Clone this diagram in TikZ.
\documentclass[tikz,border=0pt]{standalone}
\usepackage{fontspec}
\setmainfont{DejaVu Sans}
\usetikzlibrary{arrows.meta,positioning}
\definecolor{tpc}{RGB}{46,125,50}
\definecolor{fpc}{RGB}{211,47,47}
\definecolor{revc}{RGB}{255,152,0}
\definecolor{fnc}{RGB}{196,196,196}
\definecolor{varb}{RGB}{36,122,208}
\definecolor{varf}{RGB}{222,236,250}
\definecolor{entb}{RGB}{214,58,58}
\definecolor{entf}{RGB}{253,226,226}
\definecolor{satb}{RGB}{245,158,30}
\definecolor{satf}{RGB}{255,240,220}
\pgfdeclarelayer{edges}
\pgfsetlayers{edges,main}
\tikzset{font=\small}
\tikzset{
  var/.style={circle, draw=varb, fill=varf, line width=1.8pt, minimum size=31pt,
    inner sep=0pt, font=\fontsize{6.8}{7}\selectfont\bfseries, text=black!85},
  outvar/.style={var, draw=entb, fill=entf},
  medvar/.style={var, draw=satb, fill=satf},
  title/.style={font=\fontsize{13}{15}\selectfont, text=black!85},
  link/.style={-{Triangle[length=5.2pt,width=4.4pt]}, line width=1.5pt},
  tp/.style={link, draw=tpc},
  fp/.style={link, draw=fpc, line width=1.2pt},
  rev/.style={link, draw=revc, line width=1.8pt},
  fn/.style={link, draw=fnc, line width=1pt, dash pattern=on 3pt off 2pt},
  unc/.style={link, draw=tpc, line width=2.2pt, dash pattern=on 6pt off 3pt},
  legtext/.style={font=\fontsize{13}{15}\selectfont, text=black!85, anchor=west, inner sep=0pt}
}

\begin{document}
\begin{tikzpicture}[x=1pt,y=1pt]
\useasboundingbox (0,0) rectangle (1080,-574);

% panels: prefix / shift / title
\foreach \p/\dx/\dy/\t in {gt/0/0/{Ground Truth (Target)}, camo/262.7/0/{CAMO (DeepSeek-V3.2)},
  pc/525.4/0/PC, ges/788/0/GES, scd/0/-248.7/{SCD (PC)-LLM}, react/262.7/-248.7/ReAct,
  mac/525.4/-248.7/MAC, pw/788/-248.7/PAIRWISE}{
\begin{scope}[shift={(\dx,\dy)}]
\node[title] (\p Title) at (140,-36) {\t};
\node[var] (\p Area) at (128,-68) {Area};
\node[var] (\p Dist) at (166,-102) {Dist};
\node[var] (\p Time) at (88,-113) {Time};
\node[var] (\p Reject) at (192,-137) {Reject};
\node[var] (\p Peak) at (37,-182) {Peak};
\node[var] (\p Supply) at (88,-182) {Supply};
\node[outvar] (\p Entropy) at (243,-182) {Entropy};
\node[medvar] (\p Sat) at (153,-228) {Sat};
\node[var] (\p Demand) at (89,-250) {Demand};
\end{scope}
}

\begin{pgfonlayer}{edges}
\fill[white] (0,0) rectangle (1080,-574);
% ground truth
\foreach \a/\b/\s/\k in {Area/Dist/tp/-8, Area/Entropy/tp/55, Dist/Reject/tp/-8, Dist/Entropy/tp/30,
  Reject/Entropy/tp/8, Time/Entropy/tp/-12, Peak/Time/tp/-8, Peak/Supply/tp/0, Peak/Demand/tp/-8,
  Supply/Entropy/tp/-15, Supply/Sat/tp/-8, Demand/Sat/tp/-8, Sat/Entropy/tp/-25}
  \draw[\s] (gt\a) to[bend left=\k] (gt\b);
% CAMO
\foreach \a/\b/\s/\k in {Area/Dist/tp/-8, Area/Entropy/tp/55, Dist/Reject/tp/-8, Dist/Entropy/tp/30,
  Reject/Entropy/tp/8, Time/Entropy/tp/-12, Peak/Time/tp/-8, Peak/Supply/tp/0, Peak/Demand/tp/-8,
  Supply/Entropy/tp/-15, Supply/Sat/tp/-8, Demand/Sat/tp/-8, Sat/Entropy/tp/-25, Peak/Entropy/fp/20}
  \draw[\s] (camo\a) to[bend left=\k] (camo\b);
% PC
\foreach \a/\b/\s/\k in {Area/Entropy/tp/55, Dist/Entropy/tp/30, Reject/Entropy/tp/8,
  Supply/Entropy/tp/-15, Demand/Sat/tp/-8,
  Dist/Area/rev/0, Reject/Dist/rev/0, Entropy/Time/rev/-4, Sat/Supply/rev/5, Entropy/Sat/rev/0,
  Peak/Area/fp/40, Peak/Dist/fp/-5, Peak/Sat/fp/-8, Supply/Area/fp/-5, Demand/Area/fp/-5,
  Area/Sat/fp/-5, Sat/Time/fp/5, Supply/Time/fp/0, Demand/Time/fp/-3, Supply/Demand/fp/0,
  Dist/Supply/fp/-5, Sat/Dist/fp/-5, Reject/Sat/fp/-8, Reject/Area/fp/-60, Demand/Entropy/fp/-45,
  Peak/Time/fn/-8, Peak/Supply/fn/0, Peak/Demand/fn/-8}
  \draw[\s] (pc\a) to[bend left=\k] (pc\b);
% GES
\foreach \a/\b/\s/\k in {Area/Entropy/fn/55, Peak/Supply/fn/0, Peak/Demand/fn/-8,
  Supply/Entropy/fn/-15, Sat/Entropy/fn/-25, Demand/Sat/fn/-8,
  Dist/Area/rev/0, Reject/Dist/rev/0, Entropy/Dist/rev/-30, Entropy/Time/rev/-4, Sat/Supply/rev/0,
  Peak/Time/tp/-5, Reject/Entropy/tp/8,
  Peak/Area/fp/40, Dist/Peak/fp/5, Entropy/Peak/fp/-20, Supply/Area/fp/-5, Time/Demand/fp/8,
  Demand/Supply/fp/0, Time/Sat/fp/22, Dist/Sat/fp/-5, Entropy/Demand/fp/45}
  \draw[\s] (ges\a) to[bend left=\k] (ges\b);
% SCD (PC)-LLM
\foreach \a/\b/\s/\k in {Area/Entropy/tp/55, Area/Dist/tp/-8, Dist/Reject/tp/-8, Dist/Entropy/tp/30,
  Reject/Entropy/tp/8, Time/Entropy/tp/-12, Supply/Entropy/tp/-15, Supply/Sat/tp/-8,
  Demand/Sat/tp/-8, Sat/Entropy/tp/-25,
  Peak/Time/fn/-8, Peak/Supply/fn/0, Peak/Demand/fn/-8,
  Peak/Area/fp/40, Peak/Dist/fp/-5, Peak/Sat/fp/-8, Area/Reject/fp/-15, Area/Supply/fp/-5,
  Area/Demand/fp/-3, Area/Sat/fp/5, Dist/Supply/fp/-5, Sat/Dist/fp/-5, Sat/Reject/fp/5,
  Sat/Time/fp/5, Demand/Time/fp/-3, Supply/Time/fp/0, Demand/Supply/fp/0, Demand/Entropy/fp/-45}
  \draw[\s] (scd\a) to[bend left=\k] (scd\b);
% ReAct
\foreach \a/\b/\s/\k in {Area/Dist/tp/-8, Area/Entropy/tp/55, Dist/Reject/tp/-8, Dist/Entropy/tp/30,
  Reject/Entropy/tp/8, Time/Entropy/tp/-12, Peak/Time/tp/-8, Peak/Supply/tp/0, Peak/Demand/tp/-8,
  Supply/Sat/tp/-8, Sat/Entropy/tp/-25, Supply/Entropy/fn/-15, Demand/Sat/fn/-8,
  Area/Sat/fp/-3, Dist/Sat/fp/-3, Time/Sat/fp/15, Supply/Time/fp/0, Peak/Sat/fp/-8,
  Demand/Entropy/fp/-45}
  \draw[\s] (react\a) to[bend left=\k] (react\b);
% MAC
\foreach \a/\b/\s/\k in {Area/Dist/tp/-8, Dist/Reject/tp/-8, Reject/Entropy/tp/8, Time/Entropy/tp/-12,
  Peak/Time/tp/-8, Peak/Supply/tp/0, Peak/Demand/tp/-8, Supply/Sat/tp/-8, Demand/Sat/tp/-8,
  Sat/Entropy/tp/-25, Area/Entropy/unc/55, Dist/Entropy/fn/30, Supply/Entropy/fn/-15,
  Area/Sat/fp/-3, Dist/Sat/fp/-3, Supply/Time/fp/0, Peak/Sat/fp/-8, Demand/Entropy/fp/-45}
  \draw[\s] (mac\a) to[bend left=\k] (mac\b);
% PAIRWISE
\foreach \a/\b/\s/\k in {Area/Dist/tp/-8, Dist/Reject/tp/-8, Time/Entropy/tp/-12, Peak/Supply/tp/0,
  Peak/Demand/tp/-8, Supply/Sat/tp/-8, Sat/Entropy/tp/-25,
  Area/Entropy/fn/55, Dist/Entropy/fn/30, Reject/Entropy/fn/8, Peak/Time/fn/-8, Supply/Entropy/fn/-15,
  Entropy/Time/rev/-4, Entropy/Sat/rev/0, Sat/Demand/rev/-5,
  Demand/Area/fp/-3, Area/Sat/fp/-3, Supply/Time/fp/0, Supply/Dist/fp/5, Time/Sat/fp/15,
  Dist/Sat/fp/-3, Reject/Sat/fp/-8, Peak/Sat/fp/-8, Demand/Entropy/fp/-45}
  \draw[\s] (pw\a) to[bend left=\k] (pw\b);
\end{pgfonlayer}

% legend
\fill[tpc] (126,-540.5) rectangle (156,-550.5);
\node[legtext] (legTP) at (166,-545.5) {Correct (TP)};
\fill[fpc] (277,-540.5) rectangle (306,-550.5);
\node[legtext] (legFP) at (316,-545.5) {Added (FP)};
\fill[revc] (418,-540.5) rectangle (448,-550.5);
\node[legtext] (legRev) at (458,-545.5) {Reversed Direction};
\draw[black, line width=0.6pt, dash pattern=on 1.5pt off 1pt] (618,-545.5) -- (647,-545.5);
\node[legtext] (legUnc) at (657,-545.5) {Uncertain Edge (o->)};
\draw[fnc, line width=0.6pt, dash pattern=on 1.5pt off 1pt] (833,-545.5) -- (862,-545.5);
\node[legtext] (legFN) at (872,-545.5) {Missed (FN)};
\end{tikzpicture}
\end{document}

-*-*-

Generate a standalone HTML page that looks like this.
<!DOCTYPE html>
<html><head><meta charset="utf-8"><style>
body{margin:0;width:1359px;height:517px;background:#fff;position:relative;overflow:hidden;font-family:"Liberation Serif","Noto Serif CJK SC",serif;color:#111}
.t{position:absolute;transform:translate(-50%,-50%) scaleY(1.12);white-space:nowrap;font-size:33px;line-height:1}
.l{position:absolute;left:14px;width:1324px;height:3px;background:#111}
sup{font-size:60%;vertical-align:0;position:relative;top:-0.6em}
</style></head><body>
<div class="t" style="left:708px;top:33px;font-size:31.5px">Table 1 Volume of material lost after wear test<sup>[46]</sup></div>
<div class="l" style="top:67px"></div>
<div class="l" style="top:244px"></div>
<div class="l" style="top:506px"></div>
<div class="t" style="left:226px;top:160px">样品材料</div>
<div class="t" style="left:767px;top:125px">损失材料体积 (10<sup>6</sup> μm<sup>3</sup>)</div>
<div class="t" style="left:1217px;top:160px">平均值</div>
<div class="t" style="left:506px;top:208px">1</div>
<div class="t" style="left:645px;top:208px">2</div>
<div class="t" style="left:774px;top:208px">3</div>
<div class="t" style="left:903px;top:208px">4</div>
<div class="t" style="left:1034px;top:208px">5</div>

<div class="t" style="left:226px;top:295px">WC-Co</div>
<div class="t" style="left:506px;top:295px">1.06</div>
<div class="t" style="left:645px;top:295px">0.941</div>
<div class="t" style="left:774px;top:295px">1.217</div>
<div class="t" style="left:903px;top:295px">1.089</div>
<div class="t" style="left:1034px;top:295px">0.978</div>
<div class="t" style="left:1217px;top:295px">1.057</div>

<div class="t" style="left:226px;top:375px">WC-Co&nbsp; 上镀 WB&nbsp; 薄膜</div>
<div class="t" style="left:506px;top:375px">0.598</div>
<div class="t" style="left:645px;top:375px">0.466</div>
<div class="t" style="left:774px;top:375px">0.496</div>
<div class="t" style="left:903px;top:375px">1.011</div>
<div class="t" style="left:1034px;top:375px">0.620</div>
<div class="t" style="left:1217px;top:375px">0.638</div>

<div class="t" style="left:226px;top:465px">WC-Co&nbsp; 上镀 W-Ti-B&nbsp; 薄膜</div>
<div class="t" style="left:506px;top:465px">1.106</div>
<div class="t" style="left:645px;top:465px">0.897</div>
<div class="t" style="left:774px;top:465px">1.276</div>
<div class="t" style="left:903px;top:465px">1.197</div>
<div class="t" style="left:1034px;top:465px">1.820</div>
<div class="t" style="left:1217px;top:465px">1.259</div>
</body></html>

-*-*-

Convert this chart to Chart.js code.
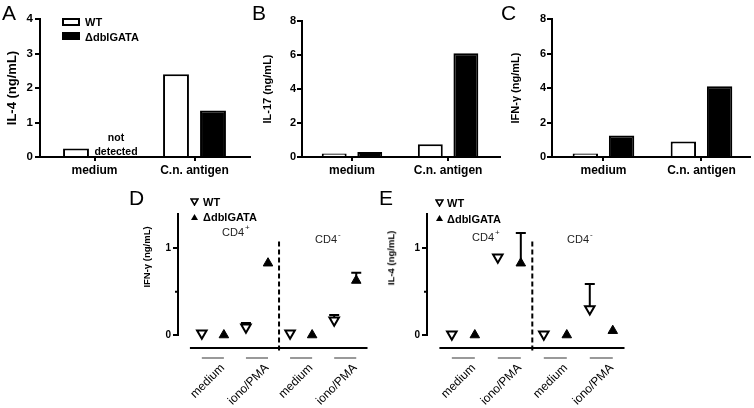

-*-*-

Requirement:
Count how many lines include the string "standalone". Nothing but the number is needed.

Solution:
2